No one doubts Dalio’s authenticity when it comes to meditation or any other facet of his life—and his peers give compelling accounts of how meditation helps them, too (financial gains aside, mindfulness makes everyone look so healthy).

But what about the associate who complements the navy duffle with prestigious piping in one hand with a paperback of Too Big to Fail in the other? If he swaps out Andrew Ross Sorkin for Dr. Rosenthal’s Super Mind, is he really any closer to equanimity? Or do the returns diminish as we get further from Dalio, probably the closest contender to a philosopher king of the financial universe we have?

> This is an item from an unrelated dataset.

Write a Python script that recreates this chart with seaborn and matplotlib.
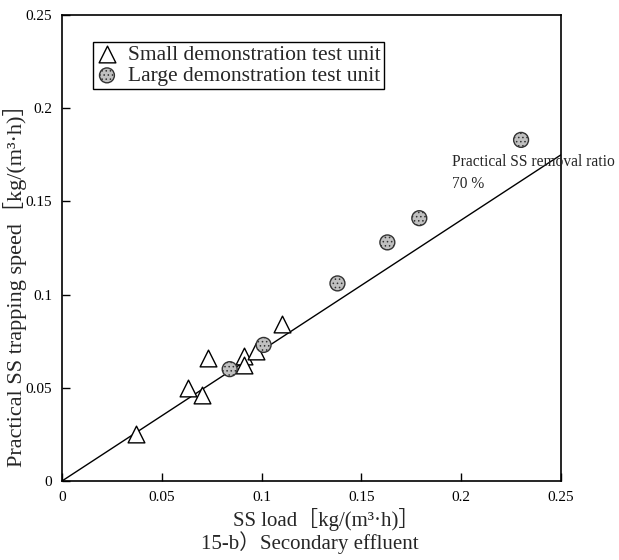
import matplotlib
matplotlib.use("Agg")
import matplotlib.pyplot as plt
import seaborn as sns
import numpy as np
import pandas as pd

# Data
small_x = [0.037, 0.063, 0.070, 0.073, 0.091, 0.091, 0.097, 0.110]
small_y = [0.025, 0.050, 0.046, 0.066, 0.067, 0.062, 0.070, 0.084]
large_x = [0.084, 0.101, 0.138, 0.163, 0.179, 0.230]
large_y = [0.060, 0.073, 0.106, 0.128, 0.141, 0.183]
ratio = 0.70
line_x = [0.0, 0.25]
ticks = [0, 0.05, 0.1, 0.15, 0.2, 0.25]
tick_labels = ["0", "0.05", "0.1", "0.15", "0.2", "0.25"]

sns.set_style("white")
SERIF = ["Liberation Serif", "Noto Sans CJK JP", "DejaVu Sans"]
plt.rcParams["font.family"] = SERIF
plt.rcParams["hatch.linewidth"] = 0.6

fig = plt.figure(figsize=(6.19, 5.6), dpi=100)
ax = fig.add_axes([0.1002, 0.1411, 0.8061, 0.8321])

df_line = pd.DataFrame({"x": line_x, "y": [v * ratio for v in line_x]})
sns.lineplot(data=df_line, x="x", y="y", ax=ax, color="black", lw=1.0)

df_s = pd.DataFrame({"x": small_x, "y": small_y})
df_l = pd.DataFrame({"x": large_x, "y": large_y})
sns.scatterplot(data=df_s, x="x", y="y", ax=ax, marker="^", s=145,
                facecolor="white", edgecolor="black", linewidth=1.0,
                label="Small demonstration test unit", zorder=3)
sns.scatterplot(data=df_l, x="x", y="y", ax=ax, marker="o", s=115,
                facecolor="#c0c0c0", edgecolor="#333333", linewidth=1.0,
                hatch="....", label="Large demonstration test unit", zorder=4)

ax.set_xlim(0, 0.25)
ax.set_ylim(0, 0.25)
ax.set_xticks(ticks)
ax.set_xticklabels(tick_labels)
ax.set_yticks(ticks)
ax.set_yticklabels(tick_labels)
ax.tick_params(direction="in", length=6, width=1, labelsize=11, pad=7,
               colors="black", bottom=True, left=True)
for sp in ax.spines.values():
    sp.set_color("black")
    sp.set_linewidth(1.2)

ax.set_xlabel("SS load［kg/(m³·h)］", fontsize=15)
ax.xaxis.set_label_coords(0.53, (481 - 520) / 466)
ax.xaxis.label.set_va("center")
ax.set_ylabel("Practical SS trapping speed［kg/(m³·h)］", fontsize=16)
ax.yaxis.label.set_va("center")
ax.yaxis.set_label_coords(-0.094, 0.431)
fig.text(0.501, 1 - 543 / 560, "15-b）Secondary effluent", ha="center",
         va="center", fontsize=15, family=SERIF)

ax.text(0.1955, 0.1652, "Practical SS removal ratio\n70 %", fontsize=11.2,
        ha="left", va="center", linespacing=1.45, clip_on=False)

leg = ax.legend(loc="upper left", bbox_to_anchor=(0.062, 0.943), frameon=True,
                fancybox=False, edgecolor="black", framealpha=1,
                fontsize=15.5, handletextpad=0.5, borderpad=0.15,
                labelspacing=0.05, borderaxespad=0, handlelength=1.0)
leg.get_frame().set_linewidth(1.0)

fig.savefig("out.png", dpi=100)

Interestingly, most of the younger bankers I asked about the meditation craze rolled their eyes and said their officemates would laugh if they announced they were meditating—better to take the Jameson out of the drawer after the rush from Seamless sushi had worn off instead. It’s their bosses—the 40-and-over set—who, some combination of wiser and older, seem to be ready for mantras that don’t involve the word ‘epic.’

In his book, Dr. Rosenthal writes that through transcendental meditation the mind “keeps growing beyond our individual concerns, thereby providing a channel for greater connection between and among individuals, their fellow human beings, and the universe as a whole.”

So, more meditating, less Sherman McCoy. If Wall Street’s decided to use meditating to channel a greater connection among individuals, their fellow human beings, and the universe as whole—that really does sound transcendent.